== Material ==

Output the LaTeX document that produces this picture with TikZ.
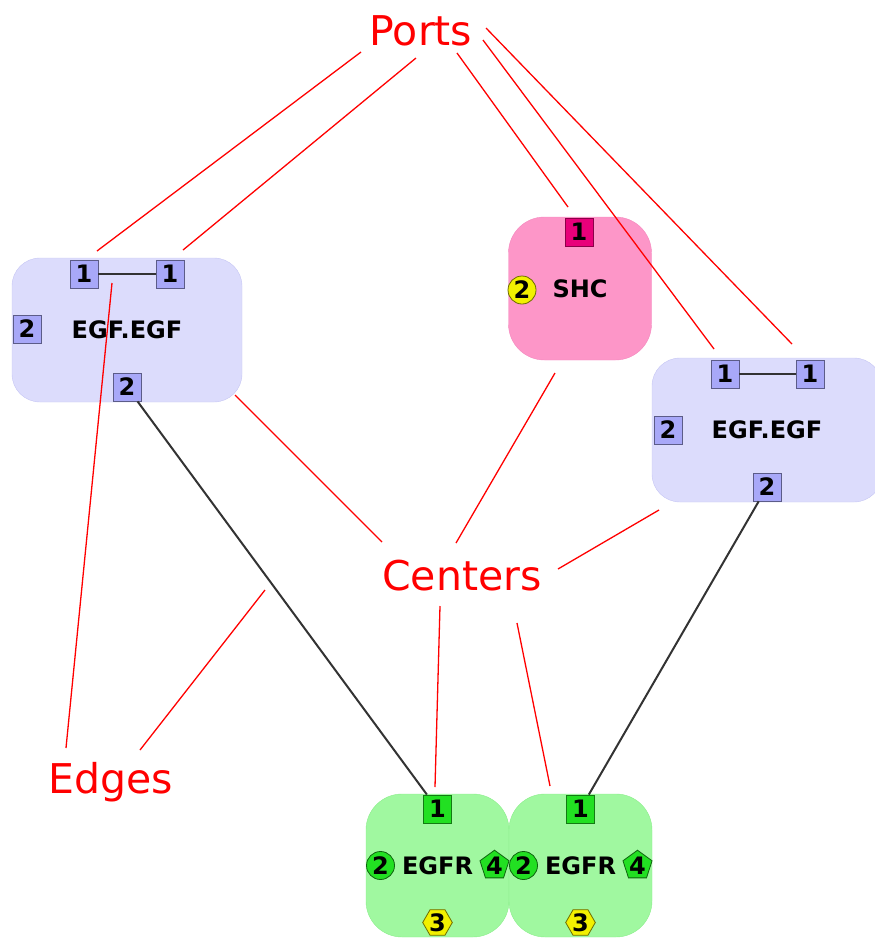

===
== Material ==

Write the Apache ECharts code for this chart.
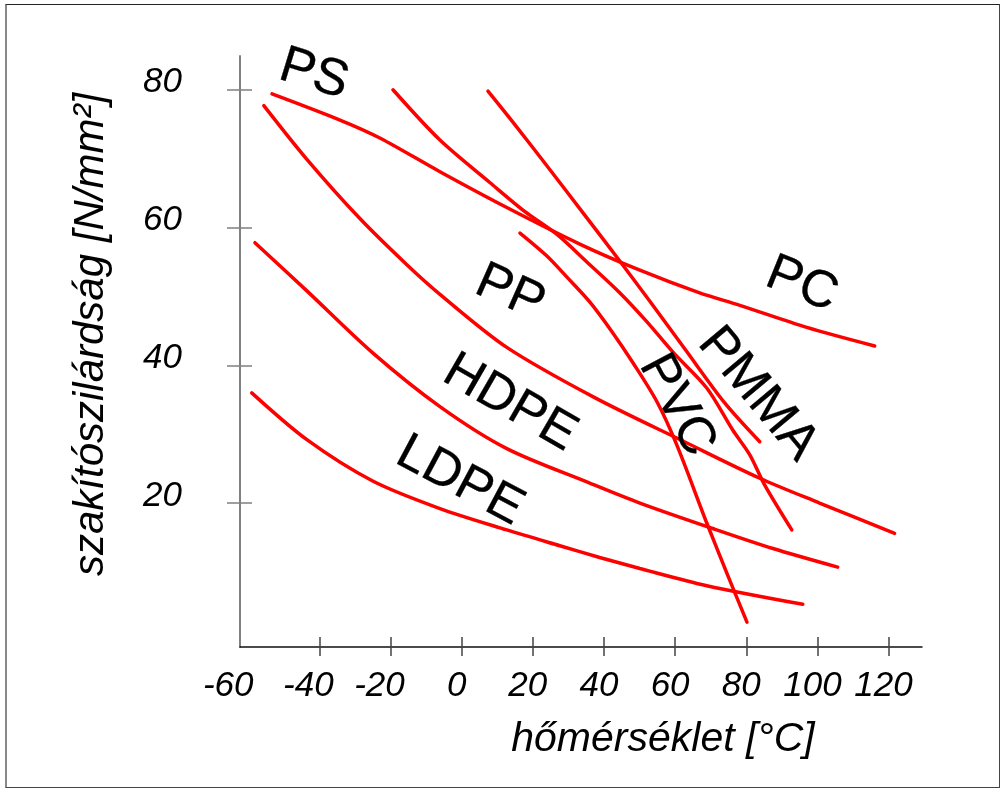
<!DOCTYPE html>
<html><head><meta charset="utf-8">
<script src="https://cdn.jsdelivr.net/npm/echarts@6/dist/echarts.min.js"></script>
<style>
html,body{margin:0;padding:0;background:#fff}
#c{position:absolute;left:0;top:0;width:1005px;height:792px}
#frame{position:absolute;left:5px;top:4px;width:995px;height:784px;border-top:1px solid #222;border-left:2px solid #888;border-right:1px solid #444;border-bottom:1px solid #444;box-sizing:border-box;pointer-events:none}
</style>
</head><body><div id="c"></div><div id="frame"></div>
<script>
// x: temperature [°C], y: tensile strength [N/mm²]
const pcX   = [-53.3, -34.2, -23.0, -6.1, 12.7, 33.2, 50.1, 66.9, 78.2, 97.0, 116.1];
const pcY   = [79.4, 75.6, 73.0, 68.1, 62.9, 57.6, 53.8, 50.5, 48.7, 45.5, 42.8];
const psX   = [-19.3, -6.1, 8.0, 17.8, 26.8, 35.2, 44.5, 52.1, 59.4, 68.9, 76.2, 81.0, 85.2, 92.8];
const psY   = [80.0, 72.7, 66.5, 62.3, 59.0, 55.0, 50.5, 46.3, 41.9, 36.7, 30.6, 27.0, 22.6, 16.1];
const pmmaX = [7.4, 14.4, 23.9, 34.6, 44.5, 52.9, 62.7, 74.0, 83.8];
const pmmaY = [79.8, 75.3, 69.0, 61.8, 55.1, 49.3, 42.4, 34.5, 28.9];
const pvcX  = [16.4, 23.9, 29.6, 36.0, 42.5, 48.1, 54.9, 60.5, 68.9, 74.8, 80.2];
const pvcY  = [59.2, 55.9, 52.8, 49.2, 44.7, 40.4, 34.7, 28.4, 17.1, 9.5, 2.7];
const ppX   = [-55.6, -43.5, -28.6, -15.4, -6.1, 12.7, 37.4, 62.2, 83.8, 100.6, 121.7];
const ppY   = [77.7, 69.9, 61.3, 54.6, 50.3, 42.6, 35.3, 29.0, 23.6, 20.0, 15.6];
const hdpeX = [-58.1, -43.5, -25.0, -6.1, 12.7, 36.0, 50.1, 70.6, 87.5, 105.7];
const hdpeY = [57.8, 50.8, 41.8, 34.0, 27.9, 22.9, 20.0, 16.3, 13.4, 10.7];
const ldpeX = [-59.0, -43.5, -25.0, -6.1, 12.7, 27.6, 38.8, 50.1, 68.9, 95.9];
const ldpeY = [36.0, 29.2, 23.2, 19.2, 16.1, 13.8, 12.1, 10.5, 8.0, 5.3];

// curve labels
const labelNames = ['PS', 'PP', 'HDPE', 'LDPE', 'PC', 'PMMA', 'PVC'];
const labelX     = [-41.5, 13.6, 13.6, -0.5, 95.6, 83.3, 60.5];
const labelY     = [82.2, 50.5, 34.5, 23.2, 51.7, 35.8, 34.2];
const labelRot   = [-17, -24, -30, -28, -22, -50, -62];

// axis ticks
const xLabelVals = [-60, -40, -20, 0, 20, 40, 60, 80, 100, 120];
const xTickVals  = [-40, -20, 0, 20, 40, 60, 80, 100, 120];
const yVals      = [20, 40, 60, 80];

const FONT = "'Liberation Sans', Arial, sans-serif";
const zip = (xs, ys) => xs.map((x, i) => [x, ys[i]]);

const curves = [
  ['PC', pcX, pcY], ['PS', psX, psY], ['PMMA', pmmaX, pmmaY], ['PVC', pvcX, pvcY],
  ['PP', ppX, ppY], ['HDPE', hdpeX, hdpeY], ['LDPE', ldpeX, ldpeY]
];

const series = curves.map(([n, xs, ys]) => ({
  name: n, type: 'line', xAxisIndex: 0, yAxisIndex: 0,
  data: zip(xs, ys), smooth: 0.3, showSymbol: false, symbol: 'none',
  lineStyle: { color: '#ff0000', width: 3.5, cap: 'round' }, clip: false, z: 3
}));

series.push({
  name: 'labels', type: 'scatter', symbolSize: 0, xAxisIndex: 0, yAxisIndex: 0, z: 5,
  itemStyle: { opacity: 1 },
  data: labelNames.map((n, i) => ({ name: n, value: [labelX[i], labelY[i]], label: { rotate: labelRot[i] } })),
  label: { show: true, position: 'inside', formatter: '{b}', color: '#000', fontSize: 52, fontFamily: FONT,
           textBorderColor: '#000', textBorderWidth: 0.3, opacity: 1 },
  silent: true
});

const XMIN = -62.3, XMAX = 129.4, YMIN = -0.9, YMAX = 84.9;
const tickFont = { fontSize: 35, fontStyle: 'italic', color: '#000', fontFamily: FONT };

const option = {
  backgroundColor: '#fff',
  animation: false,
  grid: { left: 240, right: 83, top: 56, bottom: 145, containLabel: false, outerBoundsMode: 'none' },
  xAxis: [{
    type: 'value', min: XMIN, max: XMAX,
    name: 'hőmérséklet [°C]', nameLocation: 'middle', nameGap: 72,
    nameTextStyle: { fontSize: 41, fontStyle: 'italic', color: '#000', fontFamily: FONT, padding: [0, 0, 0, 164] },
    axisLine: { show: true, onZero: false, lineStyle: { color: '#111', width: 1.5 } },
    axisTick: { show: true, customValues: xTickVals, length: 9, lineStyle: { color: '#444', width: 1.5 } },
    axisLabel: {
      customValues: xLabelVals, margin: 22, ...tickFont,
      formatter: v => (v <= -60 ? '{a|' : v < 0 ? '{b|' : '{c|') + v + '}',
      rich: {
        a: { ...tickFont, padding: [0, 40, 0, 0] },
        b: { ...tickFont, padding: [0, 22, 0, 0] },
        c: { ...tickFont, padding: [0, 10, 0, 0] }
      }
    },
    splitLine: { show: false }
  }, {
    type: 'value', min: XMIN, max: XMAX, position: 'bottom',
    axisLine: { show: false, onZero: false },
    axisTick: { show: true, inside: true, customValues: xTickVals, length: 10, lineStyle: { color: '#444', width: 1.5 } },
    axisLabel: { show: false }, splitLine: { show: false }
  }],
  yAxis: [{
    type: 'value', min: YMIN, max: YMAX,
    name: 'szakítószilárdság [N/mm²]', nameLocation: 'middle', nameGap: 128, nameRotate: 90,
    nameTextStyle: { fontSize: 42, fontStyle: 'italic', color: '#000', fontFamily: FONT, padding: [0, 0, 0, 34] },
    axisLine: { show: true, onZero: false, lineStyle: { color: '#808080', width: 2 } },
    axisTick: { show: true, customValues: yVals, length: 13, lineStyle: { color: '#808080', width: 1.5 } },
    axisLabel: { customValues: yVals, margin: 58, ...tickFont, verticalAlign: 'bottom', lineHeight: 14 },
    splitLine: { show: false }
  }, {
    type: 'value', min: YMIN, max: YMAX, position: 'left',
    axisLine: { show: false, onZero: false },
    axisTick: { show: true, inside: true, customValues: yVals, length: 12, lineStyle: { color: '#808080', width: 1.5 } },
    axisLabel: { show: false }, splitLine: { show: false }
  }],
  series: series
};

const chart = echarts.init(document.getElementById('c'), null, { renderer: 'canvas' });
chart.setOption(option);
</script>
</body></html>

===
== Material ==

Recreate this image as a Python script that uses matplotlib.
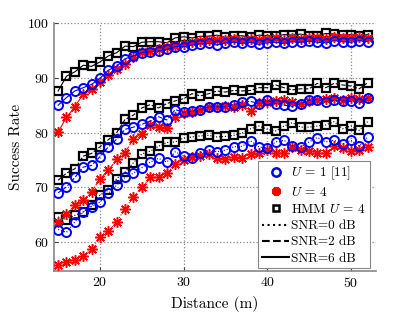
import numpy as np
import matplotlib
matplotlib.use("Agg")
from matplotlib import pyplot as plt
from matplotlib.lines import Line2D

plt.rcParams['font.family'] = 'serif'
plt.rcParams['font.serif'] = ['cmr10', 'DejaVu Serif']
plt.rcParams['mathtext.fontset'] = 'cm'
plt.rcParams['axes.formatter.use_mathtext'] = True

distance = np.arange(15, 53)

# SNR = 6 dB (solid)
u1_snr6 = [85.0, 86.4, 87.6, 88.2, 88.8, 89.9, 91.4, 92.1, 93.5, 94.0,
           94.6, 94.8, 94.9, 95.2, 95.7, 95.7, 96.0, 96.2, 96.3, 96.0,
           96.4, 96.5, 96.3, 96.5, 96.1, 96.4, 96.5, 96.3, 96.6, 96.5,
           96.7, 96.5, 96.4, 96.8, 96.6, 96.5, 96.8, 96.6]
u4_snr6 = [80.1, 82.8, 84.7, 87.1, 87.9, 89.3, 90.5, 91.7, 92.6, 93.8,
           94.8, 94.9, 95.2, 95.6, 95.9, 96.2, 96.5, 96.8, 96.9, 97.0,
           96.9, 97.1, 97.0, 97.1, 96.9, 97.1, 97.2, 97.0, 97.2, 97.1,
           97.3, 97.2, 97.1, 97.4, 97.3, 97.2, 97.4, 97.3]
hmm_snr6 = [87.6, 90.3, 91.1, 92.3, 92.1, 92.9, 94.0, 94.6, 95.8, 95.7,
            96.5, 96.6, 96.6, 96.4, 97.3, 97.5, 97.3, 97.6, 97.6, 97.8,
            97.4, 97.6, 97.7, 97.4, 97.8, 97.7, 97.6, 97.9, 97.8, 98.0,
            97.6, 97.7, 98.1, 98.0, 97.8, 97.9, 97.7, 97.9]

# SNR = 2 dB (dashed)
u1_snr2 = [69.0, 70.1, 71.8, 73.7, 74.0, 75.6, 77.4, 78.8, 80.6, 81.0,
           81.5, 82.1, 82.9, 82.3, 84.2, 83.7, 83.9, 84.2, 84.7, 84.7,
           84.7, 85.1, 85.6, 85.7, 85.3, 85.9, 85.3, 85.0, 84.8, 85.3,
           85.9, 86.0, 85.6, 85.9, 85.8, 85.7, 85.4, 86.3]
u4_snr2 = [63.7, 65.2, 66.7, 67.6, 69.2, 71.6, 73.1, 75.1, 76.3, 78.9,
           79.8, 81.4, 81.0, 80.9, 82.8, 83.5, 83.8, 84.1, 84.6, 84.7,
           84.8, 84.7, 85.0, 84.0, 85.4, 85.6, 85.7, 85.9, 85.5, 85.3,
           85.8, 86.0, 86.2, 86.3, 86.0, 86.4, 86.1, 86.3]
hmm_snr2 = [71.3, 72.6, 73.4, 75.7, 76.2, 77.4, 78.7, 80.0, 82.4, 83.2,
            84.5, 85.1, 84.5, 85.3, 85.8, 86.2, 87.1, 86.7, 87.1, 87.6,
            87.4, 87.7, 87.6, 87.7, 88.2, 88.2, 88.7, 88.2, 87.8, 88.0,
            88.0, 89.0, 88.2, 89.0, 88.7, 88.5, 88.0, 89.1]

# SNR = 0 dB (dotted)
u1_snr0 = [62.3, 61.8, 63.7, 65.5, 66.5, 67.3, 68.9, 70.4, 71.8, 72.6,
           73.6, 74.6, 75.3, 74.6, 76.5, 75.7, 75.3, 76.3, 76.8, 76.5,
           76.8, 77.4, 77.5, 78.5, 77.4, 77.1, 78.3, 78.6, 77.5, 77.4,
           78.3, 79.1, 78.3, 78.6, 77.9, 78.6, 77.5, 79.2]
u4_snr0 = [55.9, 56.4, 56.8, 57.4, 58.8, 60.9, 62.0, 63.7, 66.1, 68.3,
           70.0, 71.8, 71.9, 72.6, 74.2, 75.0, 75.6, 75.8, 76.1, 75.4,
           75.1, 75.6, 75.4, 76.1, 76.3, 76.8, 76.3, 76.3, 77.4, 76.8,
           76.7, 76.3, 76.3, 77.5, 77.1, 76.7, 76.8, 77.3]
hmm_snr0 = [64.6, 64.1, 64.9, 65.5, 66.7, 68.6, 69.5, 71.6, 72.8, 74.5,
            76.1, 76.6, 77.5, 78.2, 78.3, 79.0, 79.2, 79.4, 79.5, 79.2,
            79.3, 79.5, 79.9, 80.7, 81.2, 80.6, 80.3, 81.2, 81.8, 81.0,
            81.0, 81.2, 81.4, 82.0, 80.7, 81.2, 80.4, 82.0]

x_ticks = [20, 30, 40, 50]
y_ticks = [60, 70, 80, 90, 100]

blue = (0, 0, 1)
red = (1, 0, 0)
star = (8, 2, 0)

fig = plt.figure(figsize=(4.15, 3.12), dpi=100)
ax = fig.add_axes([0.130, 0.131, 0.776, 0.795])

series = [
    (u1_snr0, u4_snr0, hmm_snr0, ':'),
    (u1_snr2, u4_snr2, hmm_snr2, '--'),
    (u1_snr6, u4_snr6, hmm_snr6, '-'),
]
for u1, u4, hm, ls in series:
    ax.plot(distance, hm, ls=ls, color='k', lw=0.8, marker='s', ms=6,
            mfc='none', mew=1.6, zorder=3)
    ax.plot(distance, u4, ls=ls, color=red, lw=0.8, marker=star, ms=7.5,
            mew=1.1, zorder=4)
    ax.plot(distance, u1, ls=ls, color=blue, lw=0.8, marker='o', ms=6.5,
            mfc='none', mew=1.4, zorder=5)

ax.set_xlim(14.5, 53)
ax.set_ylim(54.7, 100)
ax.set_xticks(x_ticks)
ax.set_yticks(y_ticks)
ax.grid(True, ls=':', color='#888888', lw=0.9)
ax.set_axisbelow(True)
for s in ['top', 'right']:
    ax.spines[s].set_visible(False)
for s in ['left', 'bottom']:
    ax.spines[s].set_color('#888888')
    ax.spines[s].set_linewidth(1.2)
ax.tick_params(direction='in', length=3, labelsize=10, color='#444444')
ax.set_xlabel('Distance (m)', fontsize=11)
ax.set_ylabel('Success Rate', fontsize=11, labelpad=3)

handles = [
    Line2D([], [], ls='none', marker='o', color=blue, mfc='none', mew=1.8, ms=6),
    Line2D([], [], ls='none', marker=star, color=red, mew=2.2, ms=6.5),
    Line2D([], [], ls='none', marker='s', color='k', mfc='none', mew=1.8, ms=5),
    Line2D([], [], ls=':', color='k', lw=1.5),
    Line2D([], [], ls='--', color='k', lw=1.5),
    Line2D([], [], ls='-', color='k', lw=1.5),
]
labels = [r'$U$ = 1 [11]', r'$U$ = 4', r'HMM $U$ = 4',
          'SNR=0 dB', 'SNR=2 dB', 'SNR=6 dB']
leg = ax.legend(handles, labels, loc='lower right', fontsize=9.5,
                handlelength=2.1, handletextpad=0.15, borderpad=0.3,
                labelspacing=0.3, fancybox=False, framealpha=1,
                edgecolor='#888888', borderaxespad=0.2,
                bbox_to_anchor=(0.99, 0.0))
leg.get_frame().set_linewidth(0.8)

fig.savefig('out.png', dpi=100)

===

» Stated exercise: Take out nothing but the lines from the one containing "Recreate this image" to the one containing "from matplotlib.lines import Line2D", inclusive, retyped exactly. Drop the pictures.

» Reply to the task:
Recreate this image as a Python script that uses matplotlib.
import numpy as np
import matplotlib
matplotlib.use("Agg")
from matplotlib import pyplot as plt
from matplotlib.lines import Line2D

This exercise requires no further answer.